-- BEGIN Source material --

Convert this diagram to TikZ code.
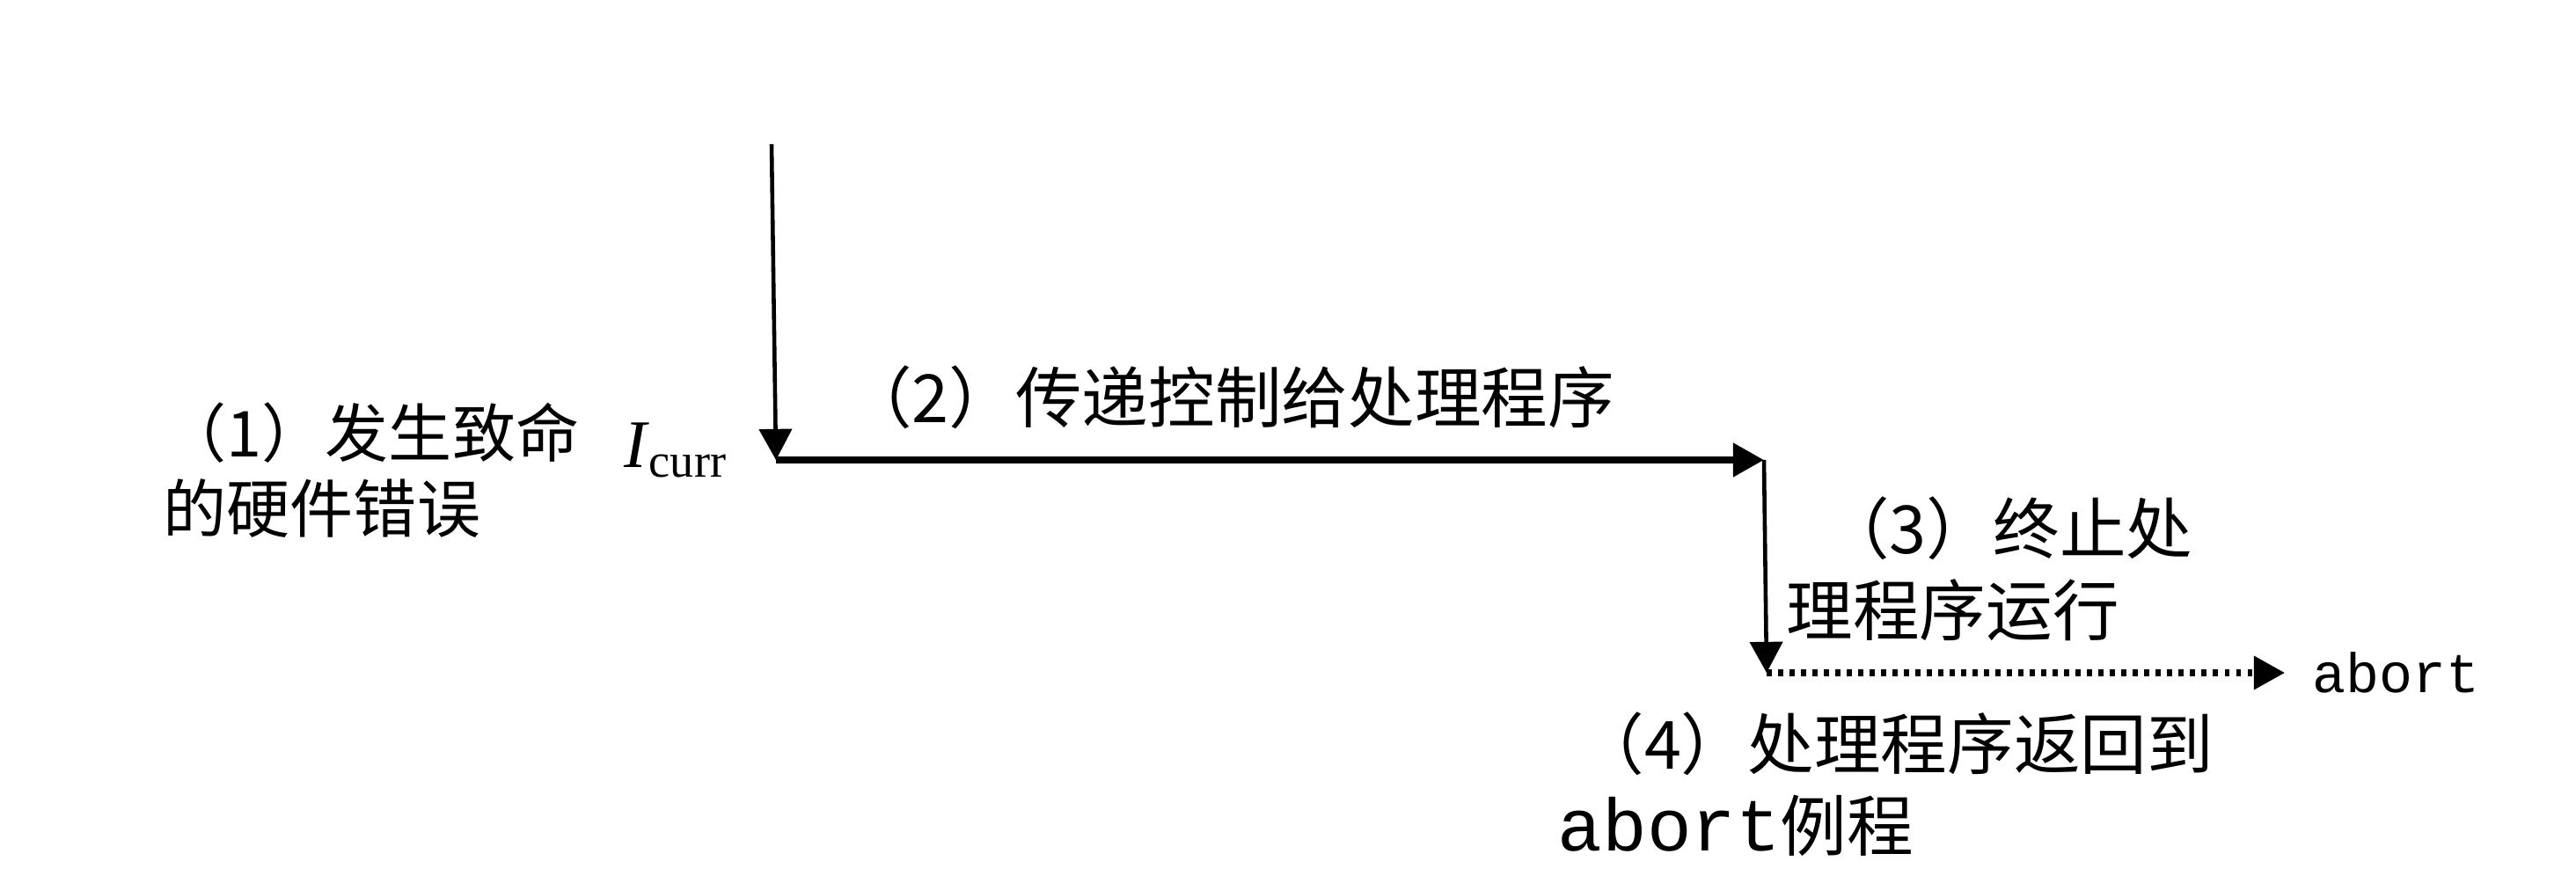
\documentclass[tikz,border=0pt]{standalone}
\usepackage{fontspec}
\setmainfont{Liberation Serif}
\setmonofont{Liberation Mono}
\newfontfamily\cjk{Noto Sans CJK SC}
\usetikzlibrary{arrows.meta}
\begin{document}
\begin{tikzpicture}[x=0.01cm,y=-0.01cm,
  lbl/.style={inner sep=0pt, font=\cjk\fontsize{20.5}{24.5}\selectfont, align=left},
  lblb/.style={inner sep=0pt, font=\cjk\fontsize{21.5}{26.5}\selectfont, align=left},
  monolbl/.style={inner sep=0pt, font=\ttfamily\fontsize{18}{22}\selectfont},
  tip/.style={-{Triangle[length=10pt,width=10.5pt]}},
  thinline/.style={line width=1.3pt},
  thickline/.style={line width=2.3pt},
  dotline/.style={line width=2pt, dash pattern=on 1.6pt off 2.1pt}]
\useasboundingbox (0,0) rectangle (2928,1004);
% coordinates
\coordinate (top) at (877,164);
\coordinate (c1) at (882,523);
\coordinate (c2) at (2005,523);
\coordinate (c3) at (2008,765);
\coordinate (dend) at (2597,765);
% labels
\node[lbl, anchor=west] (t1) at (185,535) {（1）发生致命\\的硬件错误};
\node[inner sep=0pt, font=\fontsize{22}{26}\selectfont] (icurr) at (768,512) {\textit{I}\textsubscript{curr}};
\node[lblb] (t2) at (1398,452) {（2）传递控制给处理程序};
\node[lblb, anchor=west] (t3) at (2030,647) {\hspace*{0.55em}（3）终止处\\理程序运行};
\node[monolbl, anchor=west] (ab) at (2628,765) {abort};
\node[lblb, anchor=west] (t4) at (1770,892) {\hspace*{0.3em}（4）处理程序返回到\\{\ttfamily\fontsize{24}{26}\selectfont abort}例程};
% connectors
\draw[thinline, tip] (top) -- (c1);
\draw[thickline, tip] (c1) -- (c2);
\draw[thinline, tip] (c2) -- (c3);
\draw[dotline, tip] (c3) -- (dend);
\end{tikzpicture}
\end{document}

-- END Source material --

* _What you will do_
Transcribe the whole listing, character for character, but not its images.

* _Written response_
Convert this diagram to TikZ code.
\documentclass[tikz,border=0pt]{standalone}
\usepackage{fontspec}
\setmainfont{Liberation Serif}
\setmonofont{Liberation Mono}
\newfontfamily\cjk{Noto Sans CJK SC}
\usetikzlibrary{arrows.meta}
\begin{document}
\begin{tikzpicture}[x=0.01cm,y=-0.01cm,
  lbl/.style={inner sep=0pt, font=\cjk\fontsize{20.5}{24.5}\selectfont, align=left},
  lblb/.style={inner sep=0pt, font=\cjk\fontsize{21.5}{26.5}\selectfont, align=left},
  monolbl/.style={inner sep=0pt, font=\ttfamily\fontsize{18}{22}\selectfont},
  tip/.style={-{Triangle[length=10pt,width=10.5pt]}},
  thinline/.style={line width=1.3pt},
  thickline/.style={line width=2.3pt},
  dotline/.style={line width=2pt, dash pattern=on 1.6pt off 2.1pt}]
\useasboundingbox (0,0) rectangle (2928,1004);
% coordinates
\coordinate (top) at (877,164);
\coordinate (c1) at (882,523);
\coordinate (c2) at (2005,523);
\coordinate (c3) at (2008,765);
\coordinate (dend) at (2597,765);
% labels
\node[lbl, anchor=west] (t1) at (185,535) {（1）发生致命\\的硬件错误};
\node[inner sep=0pt, font=\fontsize{22}{26}\selectfont] (icurr) at (768,512) {\textit{I}\textsubscript{curr}};
\node[lblb] (t2) at (1398,452) {（2）传递控制给处理程序};
\node[lblb, anchor=west] (t3) at (2030,647) {\hspace*{0.55em}（3）终止处\\理程序运行};
\node[monolbl, anchor=west] (ab) at (2628,765) {abort};
\node[lblb, anchor=west] (t4) at (1770,892) {\hspace*{0.3em}（4）处理程序返回到\\{\ttfamily\fontsize{24}{26}\selectfont abort}例程};
% connectors
\draw[thinline, tip] (top) -- (c1);
\draw[thickline, tip] (c1) -- (c2);
\draw[thinline, tip] (c2) -- (c3);
\draw[dotline, tip] (c3) -- (dend);
\end{tikzpicture}
\end{document}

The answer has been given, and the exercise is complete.